-------- The data

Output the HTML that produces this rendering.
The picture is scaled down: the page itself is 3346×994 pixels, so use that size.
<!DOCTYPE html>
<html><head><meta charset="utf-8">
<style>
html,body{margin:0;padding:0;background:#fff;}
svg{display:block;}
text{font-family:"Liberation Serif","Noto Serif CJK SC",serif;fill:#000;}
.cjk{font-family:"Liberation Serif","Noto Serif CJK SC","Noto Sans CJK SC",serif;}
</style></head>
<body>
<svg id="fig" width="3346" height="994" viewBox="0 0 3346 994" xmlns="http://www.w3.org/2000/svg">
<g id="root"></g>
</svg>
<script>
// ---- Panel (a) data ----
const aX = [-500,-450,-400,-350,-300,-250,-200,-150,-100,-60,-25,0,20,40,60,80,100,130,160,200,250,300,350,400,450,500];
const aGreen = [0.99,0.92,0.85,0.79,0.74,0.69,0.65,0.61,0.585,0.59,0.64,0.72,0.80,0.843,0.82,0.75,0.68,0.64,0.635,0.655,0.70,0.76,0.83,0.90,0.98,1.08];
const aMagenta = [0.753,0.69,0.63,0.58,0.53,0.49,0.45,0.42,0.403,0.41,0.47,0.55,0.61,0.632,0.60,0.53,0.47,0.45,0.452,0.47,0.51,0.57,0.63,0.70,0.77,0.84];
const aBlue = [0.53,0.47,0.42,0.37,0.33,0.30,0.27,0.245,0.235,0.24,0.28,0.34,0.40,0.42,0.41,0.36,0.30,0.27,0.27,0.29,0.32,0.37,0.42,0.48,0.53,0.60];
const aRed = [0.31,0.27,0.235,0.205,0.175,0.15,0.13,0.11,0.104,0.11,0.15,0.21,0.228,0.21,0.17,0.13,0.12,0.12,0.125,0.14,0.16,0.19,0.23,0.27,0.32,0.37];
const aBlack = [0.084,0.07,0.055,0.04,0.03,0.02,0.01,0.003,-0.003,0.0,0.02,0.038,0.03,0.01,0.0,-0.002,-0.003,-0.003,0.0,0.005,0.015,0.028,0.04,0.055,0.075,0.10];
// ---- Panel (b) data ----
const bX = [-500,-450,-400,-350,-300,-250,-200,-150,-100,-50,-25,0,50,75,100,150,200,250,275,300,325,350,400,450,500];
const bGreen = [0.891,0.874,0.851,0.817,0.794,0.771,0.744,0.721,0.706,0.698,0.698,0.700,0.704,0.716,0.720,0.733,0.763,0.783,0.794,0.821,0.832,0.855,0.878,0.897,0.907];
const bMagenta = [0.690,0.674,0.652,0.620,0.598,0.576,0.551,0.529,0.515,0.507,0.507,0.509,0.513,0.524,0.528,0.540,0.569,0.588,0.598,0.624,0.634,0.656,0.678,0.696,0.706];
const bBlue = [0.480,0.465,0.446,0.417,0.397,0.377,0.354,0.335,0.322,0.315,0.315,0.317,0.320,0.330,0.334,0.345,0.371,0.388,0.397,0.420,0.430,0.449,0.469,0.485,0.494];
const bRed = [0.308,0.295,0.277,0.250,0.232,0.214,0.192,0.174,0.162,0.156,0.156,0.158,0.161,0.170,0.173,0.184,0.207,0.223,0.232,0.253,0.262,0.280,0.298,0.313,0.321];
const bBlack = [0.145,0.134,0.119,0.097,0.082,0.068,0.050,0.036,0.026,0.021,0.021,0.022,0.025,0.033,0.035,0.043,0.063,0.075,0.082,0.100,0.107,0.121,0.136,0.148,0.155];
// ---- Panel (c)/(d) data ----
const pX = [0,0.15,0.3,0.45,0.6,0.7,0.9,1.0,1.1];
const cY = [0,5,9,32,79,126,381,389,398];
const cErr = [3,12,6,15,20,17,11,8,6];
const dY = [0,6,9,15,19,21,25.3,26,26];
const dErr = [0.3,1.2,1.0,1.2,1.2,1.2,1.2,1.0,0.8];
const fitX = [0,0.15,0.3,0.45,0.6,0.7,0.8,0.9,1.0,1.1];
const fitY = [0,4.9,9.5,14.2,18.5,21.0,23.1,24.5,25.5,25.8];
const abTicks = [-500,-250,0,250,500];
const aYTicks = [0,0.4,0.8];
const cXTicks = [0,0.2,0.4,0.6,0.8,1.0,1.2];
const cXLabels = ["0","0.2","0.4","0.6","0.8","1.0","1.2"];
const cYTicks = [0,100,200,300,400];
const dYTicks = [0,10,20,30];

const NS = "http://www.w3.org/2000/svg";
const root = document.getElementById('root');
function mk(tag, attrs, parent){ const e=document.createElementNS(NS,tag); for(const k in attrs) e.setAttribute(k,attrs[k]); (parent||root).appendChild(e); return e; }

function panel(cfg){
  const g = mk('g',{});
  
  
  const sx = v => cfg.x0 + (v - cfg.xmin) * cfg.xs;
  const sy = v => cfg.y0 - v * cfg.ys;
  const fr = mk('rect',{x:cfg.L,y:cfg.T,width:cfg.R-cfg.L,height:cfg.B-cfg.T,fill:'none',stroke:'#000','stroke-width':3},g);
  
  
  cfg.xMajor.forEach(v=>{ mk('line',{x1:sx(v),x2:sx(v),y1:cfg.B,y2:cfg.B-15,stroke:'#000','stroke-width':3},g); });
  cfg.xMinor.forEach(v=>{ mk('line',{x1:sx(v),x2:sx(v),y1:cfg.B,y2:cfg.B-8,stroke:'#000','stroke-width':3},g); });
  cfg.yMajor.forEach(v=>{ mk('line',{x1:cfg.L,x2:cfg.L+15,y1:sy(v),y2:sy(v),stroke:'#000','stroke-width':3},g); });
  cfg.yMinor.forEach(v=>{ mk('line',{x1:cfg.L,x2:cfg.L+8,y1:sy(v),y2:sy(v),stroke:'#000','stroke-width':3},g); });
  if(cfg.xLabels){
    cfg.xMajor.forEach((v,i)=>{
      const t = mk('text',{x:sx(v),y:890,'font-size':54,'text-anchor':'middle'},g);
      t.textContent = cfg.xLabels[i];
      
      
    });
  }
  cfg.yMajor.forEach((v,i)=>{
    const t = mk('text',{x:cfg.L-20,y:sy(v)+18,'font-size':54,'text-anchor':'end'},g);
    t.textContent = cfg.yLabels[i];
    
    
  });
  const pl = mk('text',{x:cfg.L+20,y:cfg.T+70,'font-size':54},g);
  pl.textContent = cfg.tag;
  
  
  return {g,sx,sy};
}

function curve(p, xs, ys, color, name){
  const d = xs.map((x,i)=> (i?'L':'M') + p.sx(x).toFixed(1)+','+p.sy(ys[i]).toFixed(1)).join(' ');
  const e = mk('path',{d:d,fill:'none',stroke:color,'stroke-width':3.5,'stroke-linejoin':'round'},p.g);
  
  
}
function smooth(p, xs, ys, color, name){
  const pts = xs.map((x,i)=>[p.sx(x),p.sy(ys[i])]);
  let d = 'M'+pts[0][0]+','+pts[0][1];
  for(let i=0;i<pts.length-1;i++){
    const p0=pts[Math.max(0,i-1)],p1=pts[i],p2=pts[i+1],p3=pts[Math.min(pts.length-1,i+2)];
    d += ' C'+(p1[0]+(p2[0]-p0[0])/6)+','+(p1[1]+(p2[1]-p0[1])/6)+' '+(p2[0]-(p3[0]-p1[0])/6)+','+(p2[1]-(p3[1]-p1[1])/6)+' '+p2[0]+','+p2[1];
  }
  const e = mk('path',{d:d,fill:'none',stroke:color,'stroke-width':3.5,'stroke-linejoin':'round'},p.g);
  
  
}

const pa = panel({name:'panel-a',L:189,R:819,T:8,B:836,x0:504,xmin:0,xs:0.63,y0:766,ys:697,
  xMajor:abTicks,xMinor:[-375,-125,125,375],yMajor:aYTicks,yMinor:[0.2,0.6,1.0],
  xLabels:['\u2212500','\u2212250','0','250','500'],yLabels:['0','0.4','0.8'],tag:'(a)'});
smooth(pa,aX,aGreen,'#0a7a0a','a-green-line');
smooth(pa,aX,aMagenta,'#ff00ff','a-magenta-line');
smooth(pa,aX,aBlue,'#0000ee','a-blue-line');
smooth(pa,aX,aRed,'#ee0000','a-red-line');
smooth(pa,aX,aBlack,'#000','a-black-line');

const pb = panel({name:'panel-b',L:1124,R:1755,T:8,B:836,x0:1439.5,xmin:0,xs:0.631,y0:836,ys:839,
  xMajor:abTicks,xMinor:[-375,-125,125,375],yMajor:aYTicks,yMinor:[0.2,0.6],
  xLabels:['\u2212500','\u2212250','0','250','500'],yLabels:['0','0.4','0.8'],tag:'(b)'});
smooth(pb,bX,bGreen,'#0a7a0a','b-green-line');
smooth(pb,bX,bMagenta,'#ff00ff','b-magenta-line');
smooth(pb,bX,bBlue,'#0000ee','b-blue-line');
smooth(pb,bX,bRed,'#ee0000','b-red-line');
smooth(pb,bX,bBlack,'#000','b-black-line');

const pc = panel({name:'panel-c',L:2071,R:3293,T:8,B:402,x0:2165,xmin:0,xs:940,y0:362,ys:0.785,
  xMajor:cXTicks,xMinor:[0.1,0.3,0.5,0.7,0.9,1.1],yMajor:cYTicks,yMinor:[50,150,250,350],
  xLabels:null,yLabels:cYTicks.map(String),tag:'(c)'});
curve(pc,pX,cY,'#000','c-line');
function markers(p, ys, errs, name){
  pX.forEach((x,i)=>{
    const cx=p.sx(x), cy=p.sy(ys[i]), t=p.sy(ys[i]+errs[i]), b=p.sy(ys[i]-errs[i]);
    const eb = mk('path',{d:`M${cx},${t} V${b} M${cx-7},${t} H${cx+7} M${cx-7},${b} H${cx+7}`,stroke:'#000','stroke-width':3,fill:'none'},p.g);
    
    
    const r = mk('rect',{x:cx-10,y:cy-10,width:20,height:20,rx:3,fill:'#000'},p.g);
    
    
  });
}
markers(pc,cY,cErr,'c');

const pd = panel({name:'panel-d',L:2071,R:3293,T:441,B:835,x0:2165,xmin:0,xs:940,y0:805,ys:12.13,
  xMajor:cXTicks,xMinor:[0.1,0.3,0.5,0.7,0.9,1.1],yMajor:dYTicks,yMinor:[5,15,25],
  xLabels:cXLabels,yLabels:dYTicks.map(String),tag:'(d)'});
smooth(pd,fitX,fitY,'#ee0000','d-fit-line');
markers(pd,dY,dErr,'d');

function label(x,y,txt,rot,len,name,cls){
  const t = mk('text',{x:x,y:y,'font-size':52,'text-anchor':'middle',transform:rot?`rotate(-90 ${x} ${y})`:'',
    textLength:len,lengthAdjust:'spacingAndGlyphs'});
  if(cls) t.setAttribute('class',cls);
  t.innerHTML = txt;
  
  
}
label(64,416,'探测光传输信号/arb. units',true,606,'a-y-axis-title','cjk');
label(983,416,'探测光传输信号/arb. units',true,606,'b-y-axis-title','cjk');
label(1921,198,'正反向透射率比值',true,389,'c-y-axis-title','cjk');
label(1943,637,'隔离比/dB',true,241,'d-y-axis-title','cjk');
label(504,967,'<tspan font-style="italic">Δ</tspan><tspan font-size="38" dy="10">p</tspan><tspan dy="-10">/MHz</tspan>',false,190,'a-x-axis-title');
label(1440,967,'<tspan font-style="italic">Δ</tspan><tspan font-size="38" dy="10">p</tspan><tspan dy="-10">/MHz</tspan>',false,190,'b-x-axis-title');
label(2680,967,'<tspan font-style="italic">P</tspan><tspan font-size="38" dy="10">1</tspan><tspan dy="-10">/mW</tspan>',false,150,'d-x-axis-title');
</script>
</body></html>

----------------
-------- The data

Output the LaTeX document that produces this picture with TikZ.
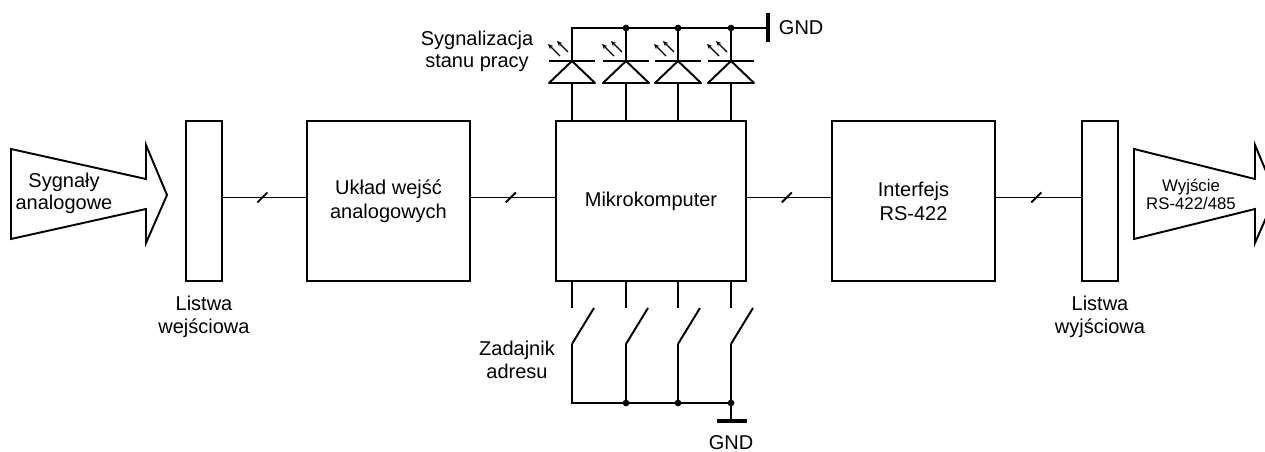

----------------
-------- The data

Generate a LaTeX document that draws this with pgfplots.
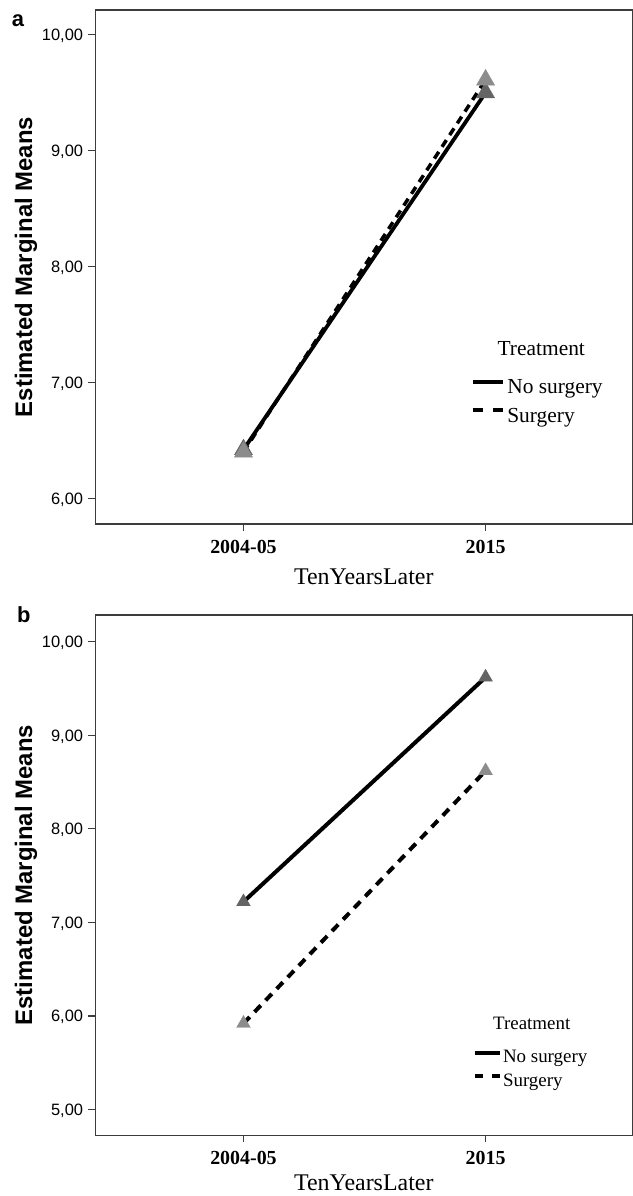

----------------

### What needs to be done
Count the lines in the entries above that include the string "this", then give only that figure.

### Finished exercise
3